● Exercise: Check each line of the entries below for the string "chart"; copy every line where it appears.

● Data rows:
=-=-=

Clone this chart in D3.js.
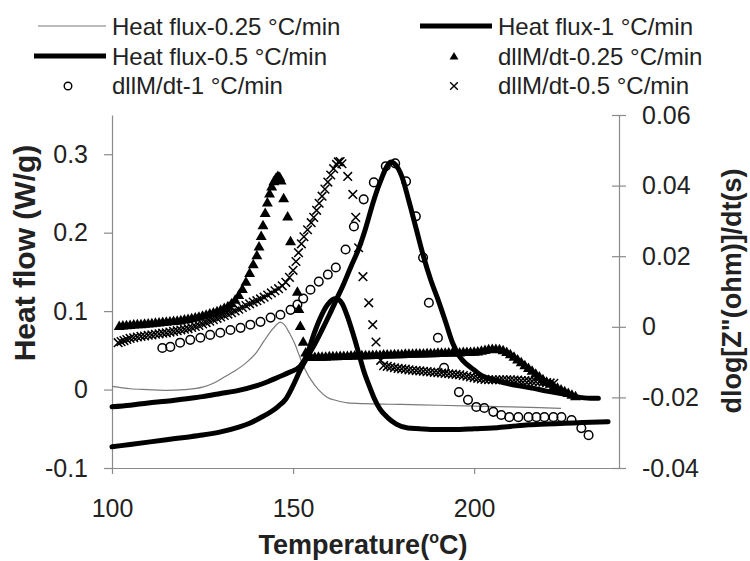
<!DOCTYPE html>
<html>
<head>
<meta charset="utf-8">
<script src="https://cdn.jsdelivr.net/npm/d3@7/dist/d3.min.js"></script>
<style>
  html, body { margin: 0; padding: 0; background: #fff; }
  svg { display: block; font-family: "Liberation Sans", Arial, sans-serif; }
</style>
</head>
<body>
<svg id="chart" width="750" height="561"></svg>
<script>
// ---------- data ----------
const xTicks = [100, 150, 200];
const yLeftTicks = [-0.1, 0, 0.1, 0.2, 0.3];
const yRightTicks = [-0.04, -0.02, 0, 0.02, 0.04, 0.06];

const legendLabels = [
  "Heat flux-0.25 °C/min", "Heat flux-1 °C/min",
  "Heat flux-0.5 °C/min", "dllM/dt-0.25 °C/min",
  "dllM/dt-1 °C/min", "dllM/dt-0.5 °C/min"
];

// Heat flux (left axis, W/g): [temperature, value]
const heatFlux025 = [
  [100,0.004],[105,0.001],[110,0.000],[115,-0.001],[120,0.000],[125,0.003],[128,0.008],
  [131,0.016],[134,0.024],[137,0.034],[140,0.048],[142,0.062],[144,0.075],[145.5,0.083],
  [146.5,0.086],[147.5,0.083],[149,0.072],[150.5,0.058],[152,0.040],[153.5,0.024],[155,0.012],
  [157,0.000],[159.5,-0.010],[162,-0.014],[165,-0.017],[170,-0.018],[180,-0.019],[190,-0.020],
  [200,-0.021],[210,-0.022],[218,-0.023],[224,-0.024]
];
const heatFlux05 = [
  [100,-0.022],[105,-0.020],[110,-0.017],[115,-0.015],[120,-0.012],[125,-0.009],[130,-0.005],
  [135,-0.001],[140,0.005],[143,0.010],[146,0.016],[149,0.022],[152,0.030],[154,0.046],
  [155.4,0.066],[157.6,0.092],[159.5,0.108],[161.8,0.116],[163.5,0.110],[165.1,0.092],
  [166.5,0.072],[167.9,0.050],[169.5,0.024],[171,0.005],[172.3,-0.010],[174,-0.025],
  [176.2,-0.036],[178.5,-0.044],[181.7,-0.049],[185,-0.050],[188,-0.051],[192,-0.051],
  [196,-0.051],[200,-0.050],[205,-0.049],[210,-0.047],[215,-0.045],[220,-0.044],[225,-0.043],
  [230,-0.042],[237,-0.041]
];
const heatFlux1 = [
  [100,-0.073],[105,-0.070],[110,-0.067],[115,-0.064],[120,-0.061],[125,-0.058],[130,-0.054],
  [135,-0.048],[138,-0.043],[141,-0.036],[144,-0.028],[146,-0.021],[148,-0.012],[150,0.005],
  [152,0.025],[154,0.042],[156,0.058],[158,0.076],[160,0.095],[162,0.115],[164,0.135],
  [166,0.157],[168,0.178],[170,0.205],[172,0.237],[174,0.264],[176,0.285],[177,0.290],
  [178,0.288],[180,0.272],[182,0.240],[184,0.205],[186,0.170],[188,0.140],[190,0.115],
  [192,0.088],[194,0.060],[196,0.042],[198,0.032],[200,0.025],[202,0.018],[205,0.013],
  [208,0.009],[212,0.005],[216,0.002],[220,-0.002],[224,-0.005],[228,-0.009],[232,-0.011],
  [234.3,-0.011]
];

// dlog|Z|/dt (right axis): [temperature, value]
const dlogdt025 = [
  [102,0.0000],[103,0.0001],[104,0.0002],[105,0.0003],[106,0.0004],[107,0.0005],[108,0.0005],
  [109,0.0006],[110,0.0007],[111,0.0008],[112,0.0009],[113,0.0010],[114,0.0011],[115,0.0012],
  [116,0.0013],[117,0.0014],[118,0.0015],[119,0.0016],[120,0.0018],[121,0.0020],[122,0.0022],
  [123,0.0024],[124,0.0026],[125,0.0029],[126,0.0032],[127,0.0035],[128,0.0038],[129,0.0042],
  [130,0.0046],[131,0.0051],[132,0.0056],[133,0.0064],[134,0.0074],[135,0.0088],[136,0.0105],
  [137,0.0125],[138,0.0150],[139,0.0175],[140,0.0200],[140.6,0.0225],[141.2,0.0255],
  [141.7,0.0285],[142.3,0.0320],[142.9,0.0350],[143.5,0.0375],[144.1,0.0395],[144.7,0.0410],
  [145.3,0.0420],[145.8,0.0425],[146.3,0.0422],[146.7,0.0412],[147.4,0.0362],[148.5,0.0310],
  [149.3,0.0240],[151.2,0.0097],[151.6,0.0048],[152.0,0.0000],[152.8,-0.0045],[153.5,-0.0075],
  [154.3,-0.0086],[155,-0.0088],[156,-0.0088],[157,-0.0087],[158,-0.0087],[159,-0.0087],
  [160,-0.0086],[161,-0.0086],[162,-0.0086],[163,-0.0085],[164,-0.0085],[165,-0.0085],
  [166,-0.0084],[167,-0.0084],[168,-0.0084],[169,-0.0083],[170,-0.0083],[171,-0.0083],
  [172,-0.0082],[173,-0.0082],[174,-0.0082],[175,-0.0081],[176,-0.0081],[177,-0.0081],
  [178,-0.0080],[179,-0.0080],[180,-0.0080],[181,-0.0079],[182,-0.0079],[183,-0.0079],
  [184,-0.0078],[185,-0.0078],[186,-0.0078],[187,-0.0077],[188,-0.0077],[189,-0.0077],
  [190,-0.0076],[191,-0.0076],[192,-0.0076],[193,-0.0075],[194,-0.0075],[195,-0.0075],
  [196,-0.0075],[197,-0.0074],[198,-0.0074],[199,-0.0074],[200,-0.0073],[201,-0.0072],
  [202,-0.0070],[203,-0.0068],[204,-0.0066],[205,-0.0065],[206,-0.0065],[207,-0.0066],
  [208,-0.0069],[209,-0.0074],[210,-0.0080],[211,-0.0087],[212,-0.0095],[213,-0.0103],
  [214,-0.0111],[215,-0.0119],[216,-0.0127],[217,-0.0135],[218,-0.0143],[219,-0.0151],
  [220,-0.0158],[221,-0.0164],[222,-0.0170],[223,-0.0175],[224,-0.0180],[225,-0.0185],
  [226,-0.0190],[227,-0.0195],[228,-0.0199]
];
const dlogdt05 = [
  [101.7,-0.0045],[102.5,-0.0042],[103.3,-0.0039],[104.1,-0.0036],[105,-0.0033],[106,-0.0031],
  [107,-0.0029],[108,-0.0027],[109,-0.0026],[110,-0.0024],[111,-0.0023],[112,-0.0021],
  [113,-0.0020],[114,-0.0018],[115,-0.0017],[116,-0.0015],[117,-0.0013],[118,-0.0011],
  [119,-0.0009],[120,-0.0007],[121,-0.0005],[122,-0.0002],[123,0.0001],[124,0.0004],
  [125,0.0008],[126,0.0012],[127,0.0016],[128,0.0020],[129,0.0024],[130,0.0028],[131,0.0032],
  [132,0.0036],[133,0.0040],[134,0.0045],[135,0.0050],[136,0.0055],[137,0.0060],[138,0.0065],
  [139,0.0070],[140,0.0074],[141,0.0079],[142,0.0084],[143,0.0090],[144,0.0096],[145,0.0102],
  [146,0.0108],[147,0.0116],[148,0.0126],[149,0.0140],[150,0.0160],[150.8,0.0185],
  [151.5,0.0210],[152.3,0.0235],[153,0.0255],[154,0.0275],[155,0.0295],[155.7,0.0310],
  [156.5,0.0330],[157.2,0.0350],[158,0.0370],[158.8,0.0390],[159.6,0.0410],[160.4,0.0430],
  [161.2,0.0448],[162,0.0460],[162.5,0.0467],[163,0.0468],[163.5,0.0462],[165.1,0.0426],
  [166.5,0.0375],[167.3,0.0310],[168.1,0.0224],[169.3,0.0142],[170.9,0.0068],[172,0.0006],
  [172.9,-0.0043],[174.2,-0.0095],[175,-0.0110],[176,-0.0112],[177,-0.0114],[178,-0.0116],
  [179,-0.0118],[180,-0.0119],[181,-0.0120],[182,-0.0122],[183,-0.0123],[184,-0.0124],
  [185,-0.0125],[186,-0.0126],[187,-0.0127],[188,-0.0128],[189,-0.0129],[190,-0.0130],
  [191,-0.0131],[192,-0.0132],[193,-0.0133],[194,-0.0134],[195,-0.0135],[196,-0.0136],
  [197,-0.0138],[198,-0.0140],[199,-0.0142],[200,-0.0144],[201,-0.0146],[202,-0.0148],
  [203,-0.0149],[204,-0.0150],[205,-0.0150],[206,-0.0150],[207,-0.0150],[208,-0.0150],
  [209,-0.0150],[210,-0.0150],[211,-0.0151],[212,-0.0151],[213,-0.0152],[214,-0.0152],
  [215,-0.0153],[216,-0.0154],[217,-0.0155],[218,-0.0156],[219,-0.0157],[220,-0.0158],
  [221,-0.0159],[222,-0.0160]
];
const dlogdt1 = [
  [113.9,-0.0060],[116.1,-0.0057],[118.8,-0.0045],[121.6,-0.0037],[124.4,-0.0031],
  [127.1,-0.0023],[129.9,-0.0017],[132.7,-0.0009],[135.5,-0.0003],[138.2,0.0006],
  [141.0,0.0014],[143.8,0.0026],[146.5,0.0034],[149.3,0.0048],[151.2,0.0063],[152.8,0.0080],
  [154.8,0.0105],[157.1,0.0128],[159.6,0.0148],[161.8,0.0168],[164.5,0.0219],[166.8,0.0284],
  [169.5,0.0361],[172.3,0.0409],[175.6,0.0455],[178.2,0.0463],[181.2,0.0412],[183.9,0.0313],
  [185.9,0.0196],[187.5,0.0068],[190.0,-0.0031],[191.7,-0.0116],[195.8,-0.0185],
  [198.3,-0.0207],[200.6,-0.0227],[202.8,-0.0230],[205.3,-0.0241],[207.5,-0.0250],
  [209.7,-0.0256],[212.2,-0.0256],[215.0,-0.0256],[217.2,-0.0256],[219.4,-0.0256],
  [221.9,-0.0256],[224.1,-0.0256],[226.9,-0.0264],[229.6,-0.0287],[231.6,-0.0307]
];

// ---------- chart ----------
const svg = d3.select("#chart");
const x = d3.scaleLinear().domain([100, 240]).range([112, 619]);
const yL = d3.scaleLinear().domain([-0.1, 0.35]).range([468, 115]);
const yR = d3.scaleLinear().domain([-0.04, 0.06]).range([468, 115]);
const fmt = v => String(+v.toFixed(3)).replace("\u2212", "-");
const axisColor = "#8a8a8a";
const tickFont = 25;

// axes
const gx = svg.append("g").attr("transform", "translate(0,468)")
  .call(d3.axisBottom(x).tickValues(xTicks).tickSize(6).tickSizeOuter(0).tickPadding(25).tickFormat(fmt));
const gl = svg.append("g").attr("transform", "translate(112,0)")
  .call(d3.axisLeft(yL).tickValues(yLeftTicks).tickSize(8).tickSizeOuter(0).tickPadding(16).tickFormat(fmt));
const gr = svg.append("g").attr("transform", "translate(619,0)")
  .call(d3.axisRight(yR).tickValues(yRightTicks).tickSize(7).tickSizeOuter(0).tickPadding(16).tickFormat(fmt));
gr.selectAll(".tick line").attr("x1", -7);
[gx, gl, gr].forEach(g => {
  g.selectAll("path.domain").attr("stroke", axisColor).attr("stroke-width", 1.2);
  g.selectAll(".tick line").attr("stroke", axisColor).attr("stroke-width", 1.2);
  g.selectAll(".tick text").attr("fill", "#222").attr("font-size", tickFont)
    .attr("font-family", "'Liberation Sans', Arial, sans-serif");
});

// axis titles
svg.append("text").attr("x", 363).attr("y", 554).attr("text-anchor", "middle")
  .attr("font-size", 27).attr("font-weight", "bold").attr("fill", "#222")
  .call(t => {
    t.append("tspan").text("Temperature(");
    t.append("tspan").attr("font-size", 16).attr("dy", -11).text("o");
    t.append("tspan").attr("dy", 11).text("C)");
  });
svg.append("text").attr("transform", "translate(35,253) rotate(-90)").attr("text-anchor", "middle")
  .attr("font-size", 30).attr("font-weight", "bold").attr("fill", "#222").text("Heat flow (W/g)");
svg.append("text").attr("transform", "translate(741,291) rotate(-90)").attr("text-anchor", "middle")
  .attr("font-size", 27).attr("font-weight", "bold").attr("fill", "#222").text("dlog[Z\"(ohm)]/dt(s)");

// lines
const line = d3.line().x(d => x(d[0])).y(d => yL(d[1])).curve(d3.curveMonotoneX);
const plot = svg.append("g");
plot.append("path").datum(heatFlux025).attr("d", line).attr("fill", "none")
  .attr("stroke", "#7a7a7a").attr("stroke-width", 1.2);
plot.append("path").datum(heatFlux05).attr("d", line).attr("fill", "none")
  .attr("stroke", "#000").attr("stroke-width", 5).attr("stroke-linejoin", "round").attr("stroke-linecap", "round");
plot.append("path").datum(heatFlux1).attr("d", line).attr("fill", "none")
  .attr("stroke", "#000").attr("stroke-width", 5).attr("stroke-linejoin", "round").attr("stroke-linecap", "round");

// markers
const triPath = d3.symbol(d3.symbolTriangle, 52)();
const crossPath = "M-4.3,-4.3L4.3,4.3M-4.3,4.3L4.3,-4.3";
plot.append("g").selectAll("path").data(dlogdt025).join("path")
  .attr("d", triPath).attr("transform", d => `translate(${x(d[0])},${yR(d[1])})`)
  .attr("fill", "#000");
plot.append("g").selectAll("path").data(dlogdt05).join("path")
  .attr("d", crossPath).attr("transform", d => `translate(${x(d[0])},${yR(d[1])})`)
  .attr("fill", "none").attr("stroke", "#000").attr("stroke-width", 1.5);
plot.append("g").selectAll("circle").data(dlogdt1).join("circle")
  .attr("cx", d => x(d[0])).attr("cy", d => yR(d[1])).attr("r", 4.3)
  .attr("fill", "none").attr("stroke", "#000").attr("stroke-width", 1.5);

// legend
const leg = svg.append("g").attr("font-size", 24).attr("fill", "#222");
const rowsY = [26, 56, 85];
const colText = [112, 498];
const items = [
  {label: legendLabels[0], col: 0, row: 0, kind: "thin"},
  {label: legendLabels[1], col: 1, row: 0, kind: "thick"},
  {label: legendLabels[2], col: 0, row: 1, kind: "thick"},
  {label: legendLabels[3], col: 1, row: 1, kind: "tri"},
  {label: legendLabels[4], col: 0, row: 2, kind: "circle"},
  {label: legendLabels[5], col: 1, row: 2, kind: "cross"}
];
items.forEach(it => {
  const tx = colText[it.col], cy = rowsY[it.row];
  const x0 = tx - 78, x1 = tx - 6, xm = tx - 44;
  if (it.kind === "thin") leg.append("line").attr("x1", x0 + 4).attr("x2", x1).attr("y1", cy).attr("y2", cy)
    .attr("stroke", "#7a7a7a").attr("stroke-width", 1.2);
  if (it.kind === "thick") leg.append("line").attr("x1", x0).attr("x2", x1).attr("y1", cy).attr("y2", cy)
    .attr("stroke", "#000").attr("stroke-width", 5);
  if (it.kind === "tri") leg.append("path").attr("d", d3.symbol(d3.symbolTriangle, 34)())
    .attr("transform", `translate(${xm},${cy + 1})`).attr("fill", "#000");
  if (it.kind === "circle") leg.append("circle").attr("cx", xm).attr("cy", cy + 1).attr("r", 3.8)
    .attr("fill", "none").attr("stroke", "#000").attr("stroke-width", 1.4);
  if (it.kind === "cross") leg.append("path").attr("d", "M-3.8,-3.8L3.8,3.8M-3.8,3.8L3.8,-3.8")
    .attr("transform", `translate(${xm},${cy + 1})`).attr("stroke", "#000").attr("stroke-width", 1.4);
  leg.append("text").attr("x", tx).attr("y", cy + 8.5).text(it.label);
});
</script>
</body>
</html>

=-=-=

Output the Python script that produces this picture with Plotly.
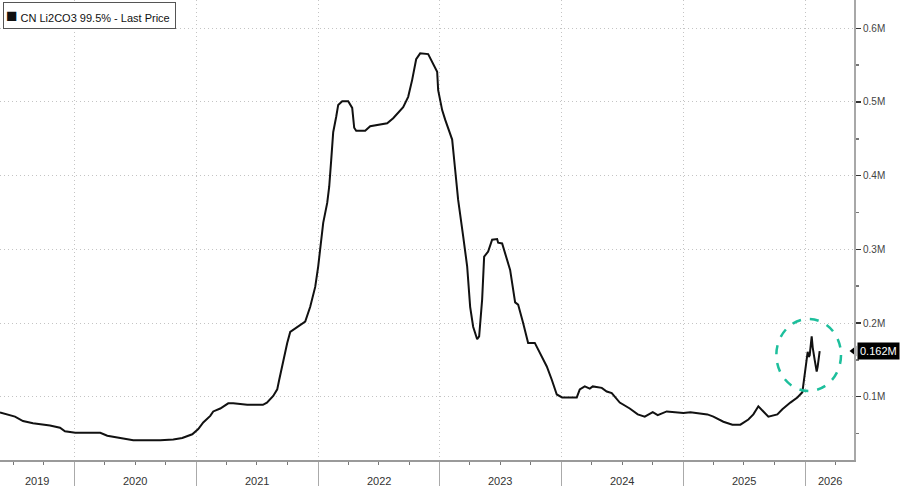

=-=-=

● Answer to this problem:
Clone this chart in D3.js.
<svg id="chart" width="750" height="561"></svg>
// ---------- chart ----------
const svg = d3.select("#chart");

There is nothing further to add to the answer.